Growing up Georgia in the 1990s, I lacked any
concept of how my transgender state of being could be the cause of my emotional
and social pain. I was only able to frame my experiences in theological terms,
where my feelings of “being lost” must have been a consequence of my sins.  Yet, as I educated myself about the role of
religion in social justice, I discovered a faith centered on the unconditional
love which moved Dr. Martin Luther King Jr. and the thousands of other Civil
Rights activists of the 50s and 60s.  I
believe that Dr. King, as well as other Civil Rights leaders such as Rev. Dr.
Joseph Lowery, were moved by a deeply heartfelt sense that the Divine Spirit
overflows with love for all people. 
Divine Love has gradually become known to me as a gentle Mother
Goddess.  Each day, I grow increasingly
assured that I am precious to Goddess and that She intended for me to be
transgender.

For my renewed faith, in a Love Without Bound, I
have my own prayer-poem for times I struggle with a sense of low self-worth or
faltering self-confidence:

Prayer:

Eternal Mother, you breathe into all Your children,
loveliness, and majesty, And lift the outcast or unlikeable Creations into your
embrace with free Acceptance. Please restore my sense of worth As depths of
fear, self-doubt, and shame Engulf me. Heal my wounds left by the scourge Of
Dogma’s crowd-imposed self-hate; For I am your child, precious to your heart.
As much to others, you your worth impart.

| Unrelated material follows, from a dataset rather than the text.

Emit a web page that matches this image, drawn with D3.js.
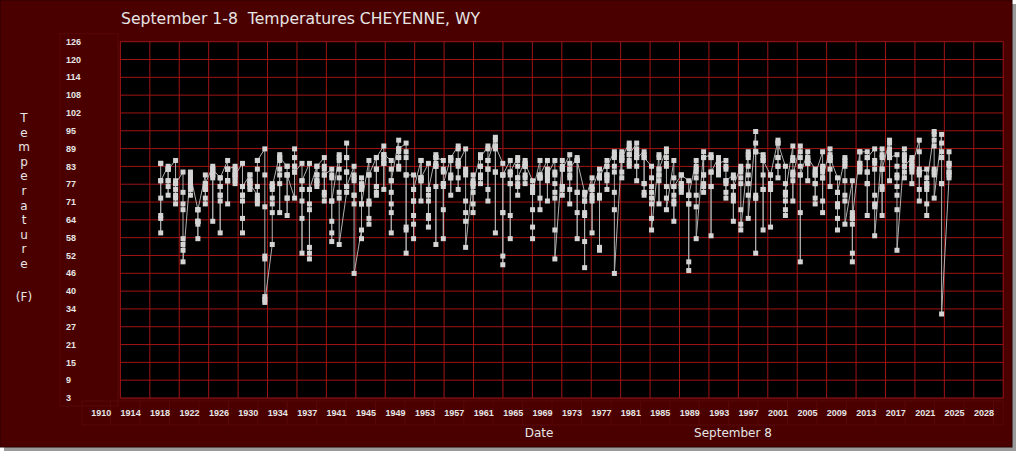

Daily Devotion – January 21, 2014
01.21.14

Psalm 40:9-10

I have told the glad news of deliverance
   in the great congregation;
see, I have not restrained my lips,
   as you know, O Lord.
10 I have not hidden your saving help within my heart,
   I have spoken of your faithfulness and your salvation;
I have not concealed your steadfast love and your faithfulness
   from the great congregation.

 

Reflection by Lynne Buell

 

I have been hesitant to share my true feelings more than once during my lifetime; more than likely, an understatement since I spent years with a verbally abusive husband. During my faith journey, I became aware that the people that are talked about in the Bible have been afraid to share their feelings about Christ. It’s the same for many folks who live in certain countries at the present time. When I divorced the husband, I realized how many choices I had to make on my own which was scary at first. I began to grow, and eventually learned how to live a comfortable life on my own; and one day I found the path that led me to Pilgrimage.  I now praise our God and can recite this passage with joy, because I am free to love the Savior and my church without any reserve or hesitation.

Prayer:  

Loving God, I pray for guidance on matters at hand and ask that you clearly show me how to continue making choices with a spirit of joy and enthusiasm. Amen.